Restricting Motoring in Ireland 1918 - 1921 by James Scannell

Morris Cars on sale in the 1920s
Photo: National Library of Ireland: https://www.flickr.com/photos/nlireland/6531108775I. NLI Ref: P_WP_3600

In October 1918 as political unrest swept the country, the Dublin Castle authorities introduced ‘Defence of the Realm Regulation 9AA’ under which owners of motor cycles were required to hold a permit from the competent naval or military authority or from the chief police officer of the district in which the motor cyclist resided and had to produce this when stopped.  Exceptions to this were serving members of H.M. Forces or a member of the police force i.e. Royal Irish Constabulary or the Dublin Metropolitan Police.  In November 1919 this permit requirement was extended to owners of motor cars.

Military courts imposed

In August 1920, following the collapse of law and order in Ireland, the British government enacted the ‘Restoration of Order in Ireland Act, 1920’ which extended the scope of military courts-martial to try people and replaced the holding of coroner inquests by military courts of inquiry which were frequently held behind closed doors with relatives of the deceased, the public, and press excluded.

Exclusion process

An example of this exclusion process occurred in December 1920 when Volunteer William Owens shot dead during a raid on the Volunteer Hall in Shankill, Co. Dublin on Friday 10 December.  The following Monday the military inquiry into the death of William Owns was held in the boardroom of St. Columcille’s Hospital, Loughlinstown, Co.
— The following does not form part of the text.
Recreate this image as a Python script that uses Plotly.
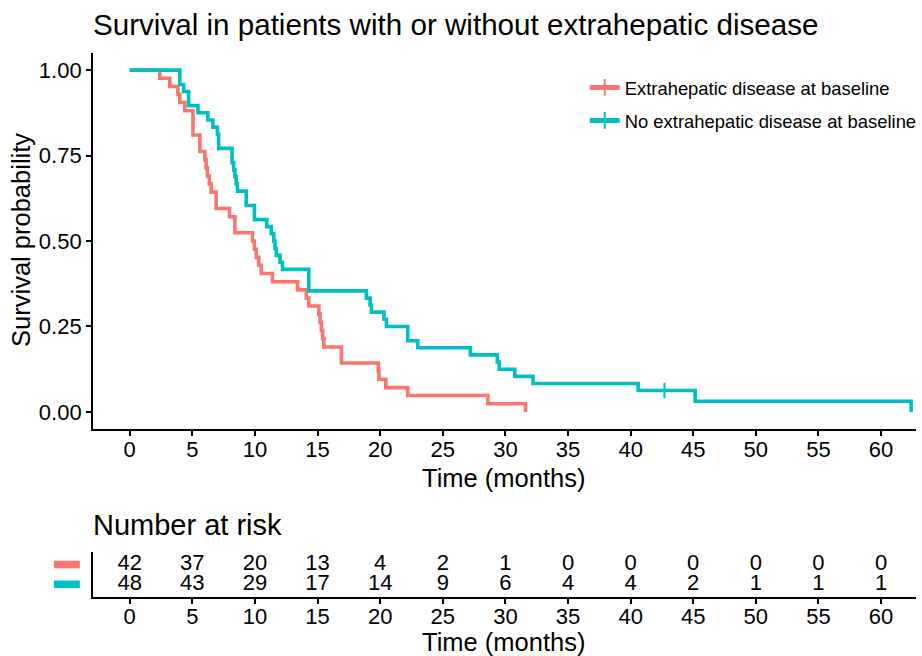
import plotly.graph_objects as go

# ---------------- data ----------------
red_name = "Extrahepatic disease at baseline"
teal_name = "No extrahepatic disease at baseline"

red_time = [0, 2.4, 3.2, 3.85, 4.0, 4.4, 5.05, 5.6, 6.0, 6.1, 6.2, 6.35, 6.5, 6.9, 7.97, 8.4,
            9.8, 9.95, 10.1, 10.3, 10.5, 11.4, 13.4, 14.1, 14.3, 15.1, 15.2, 15.3, 15.4, 15.5,
            16.9, 19.85, 19.9, 20.45, 22.2, 28.6, 31.6]
red_surv = [1.0, 0.976, 0.952, 0.929, 0.905, 0.881, 0.810, 0.762, 0.738, 0.714, 0.690, 0.667,
            0.643, 0.595, 0.571, 0.524, 0.500, 0.476, 0.452, 0.429, 0.405, 0.381, 0.357, 0.333,
            0.310, 0.286, 0.262, 0.238, 0.214, 0.190, 0.143, 0.119, 0.095, 0.071, 0.048, 0.024, 0.0]

teal_time = [0, 4.0, 4.3, 4.7, 5.45, 6.24, 6.64, 7.0, 7.1, 8.17, 8.3, 8.4, 8.5, 8.6, 9.3, 9.96,
             10.94, 11.3, 11.5, 11.6, 11.7, 12.0, 12.2, 14.3, 18.9, 19.2, 19.3, 20.3, 20.5, 22.2,
             23.0, 27.2, 29.35, 29.5, 30.75, 32.2, 40.6, 42.7, 45.15, 62.4]
teal_surv = [1.0, 0.958, 0.9375, 0.896, 0.875, 0.854, 0.833, 0.8125, 0.771, 0.729, 0.708, 0.688,
             0.667, 0.646, 0.604, 0.5625, 0.542, 0.521, 0.500, 0.479, 0.458, 0.438, 0.417, 0.354,
             0.333, 0.3125, 0.292, 0.271, 0.250, 0.208, 0.1875, 0.167, 0.146, 0.125, 0.104, 0.083,
             0.0625, 0.0625, 0.03125, 0.0]
teal_censor_time = [42.7]
teal_censor_surv = [0.0625]

risk_times = [0, 5, 10, 15, 20, 25, 30, 35, 40, 45, 50, 55, 60]
risk_red = [42, 37, 20, 13, 4, 2, 1, 0, 0, 0, 0, 0, 0]
risk_teal = [48, 43, 29, 17, 14, 9, 6, 4, 4, 2, 1, 1, 1]

y_ticks = [0, 0.25, 0.5, 0.75, 1.0]
y_ticklabels = ["0.00", "0.25", "0.50", "0.75", "1.00"]
x_ticks = list(range(0, 61, 5))

# ---------------- style ----------------
RED = "#F8766D"
TEAL = "#00BFC4"
FONT = "Liberation Sans, Arial, Helvetica, sans-serif"
W, H = 922, 656
LW = 3.6


def px_x(p):
    return p / W


def px_y(p):
    return 1 - p / H


fig = go.Figure()

# survival curves
for name, t, s, col, grp in [(red_name, red_time, red_surv, RED, "a"),
                             (teal_name, teal_time, teal_surv, TEAL, "b")]:
    fig.add_trace(go.Scatter(x=t, y=s, mode="lines", line=dict(color=col, width=LW, shape="hv"),
                             showlegend=False, legendgroup=grp, xaxis="x", yaxis="y",
                             hoverinfo="skip"))

fig.add_trace(go.Scatter(x=teal_censor_time, y=teal_censor_surv, mode="markers",
                         marker=dict(symbol="line-ns-open", size=11, color=TEAL,
                                     line=dict(color=TEAL, width=2)),
                         showlegend=False, legendgroup="b", xaxis="x", yaxis="y"))

# legend entries
for name, col, grp in [(red_name, RED, "a"), (teal_name, TEAL, "b")]:
    fig.add_trace(go.Scatter(x=[None], y=[None], mode="lines+markers", name=name,
                             line=dict(color=col, width=LW),
                             marker=dict(symbol="line-ns-open", size=11, color=col,
                                         line=dict(color=col, width=2)),
                             legendgroup=grp, showlegend=True, xaxis="x", yaxis="y"))

# risk table numbers
for row, vals in [(2, risk_red), (1, risk_teal)]:
    fig.add_trace(go.Scatter(x=risk_times, y=[row] * len(risk_times), mode="text",
                             text=[str(v) for v in vals], textposition="middle center",
                             textfont=dict(family=FONT, size=22, color="black"),
                             showlegend=False, xaxis="x2", yaxis="y2", cliponaxis=False))

axis_common = dict(showgrid=False, zeroline=False, showline=True, linecolor="black",
                   linewidth=1.5, ticks="outside", ticklen=5, tickwidth=1.5, tickcolor="black",
                   tickfont=dict(family=FONT, size=22, color="black"))

x_dom = [px_x(93), px_x(918)]
x_range = [-2.95, 62.79]

fig.update_layout(
    width=W, height=H,
    margin=dict(l=0, r=0, t=0, b=0),
    paper_bgcolor="white", plot_bgcolor="white",
    font=dict(family=FONT, color="black"),
    xaxis=dict(domain=x_dom, range=x_range, tickvals=x_ticks, anchor="y",
               ticklabelstandoff=-5, **axis_common),
    yaxis=dict(domain=[px_y(429), px_y(53)], range=[-0.05, 1.05], tickvals=y_ticks,
               ticktext=y_ticklabels, anchor="x", **axis_common),
    xaxis2=dict(domain=x_dom, range=x_range, tickvals=x_ticks, anchor="y2",
                ticklabelstandoff=-6, **axis_common),
    yaxis2=dict(domain=[px_y(597), px_y(552)], range=[0.36, 2.63], anchor="x2",
                showgrid=False, zeroline=False, showline=True, linecolor="black",
                linewidth=1.5, showticklabels=False, ticks=""),
    legend=dict(x=px_x(586), xanchor="left", y=px_y(69), yanchor="top",
                font=dict(family=FONT, size=18.4, color="black"), bgcolor="rgba(0,0,0,0)",
                traceorder="grouped", tracegroupgap=6, itemsizing="constant"),
    showlegend=True,
)

annotations = [
    dict(text="Survival in patients with or without extrahepatic disease", x=px_x(91),
         y=px_y(25), xanchor="left", yanchor="middle", font=dict(size=29.6)),
    dict(text="Survival probability", x=px_x(21), y=px_y(240), textangle=-90,
         xanchor="center", yanchor="middle", font=dict(size=25.5)),
    dict(text="Time (months)", x=px_x(505), y=px_y(478), xanchor="center", yanchor="middle",
         font=dict(size=25.5)),
    dict(text="Number at risk", x=px_x(91), y=px_y(525), xanchor="left", yanchor="middle",
         font=dict(size=29)),
    dict(text="Time (months)", x=px_x(505), y=px_y(642), xanchor="center", yanchor="middle",
         font=dict(size=25.5)),
]
for a in annotations:
    a.update(xref="paper", yref="paper", showarrow=False)
    a["font"].update(family=FONT, color="black")
fig.update_layout(annotations=annotations)

# coloured keys of the risk table rows
for row, col in [(2, RED), (1, TEAL)]:
    fig.add_shape(type="rect", xref="paper", yref="y2", x0=px_x(54), x1=px_x(80),
                  y0=row - 0.19, y1=row + 0.19, fillcolor=col, line=dict(width=0))

fig.write_html("out.html")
Dublin, as his remains had been removed to the hospital mortuary, behind closed doors with his family, relatives, and press, despite their protests, excluded from the hearing, from which it appears that no-one was ever held to account for his death. Following their inquiry, the military issued an order to Mr. Thomas Owens allowing the burial of his son and served him with a second order stating ‘than any demonstration or procession in connection with the removal of the body of William Owens from the mortuary, Rathdown Union [St. Columcille’s Hospital] and hereafter while awaiting interment or at the funeral is prohibited under the Restoration of Order in Ireland Act. They will report to the police where the body is taken and will be buried.’

Curfew

The detailed ‘Restoration of Order in Ireland Regulations’ introduced under this legislation that month continued the prohibition and restrictions of having, keeping, or using a motor-cycle or motor car without a permit. In December 1920 additional regulations were introduced relating to where a vehicle (motor-cycle or motor car) was to be kept, the time of the day that the vehicle could be used, and the distance that could be travelled, as well as introducing a curfew. Vehicles could only be used between 6 a.m. in the morning and 8 p.m. in the evening and not travel more than 20 miles from where the permit holder resided.

Special permits

The regulations also introduced a night curfew and vehicle owners had to comply with whatever hours were set by the authorities. Special permits excepting holders from the curfew were granted to religious ministers of all denominations, medical practitioners, veterinary surgeons, and nurses.  Remarkably in February 1921 the riding of a bicycle was prohibited.

Truce

In July 1921, in the wake of the Truce, the restrictions on limiting the hours and distance that a person owning motor vehicle could travel were suspended.

Sources

Connell, Joseph E.A., Jr. ‘100 Years Ago – Restoration of Order in Ireland Act’ in History Ireland magazine, July/August 2020, Vol. 28, No.4.

O’Riordan, Dermot, ‘Driving  and Cycling Regulations  During the War of Independence’ in Dún Laoghaire Borough Historical Journal, 2014.

Sheehan, William, ‘Fighting for Dublin: The British Battle for Dublin 1919-1921, Cork, 2007.

Yeates, Pádraig, ‘A City in Turmoil: Dublin 1919-1921’, Dublin, 2015.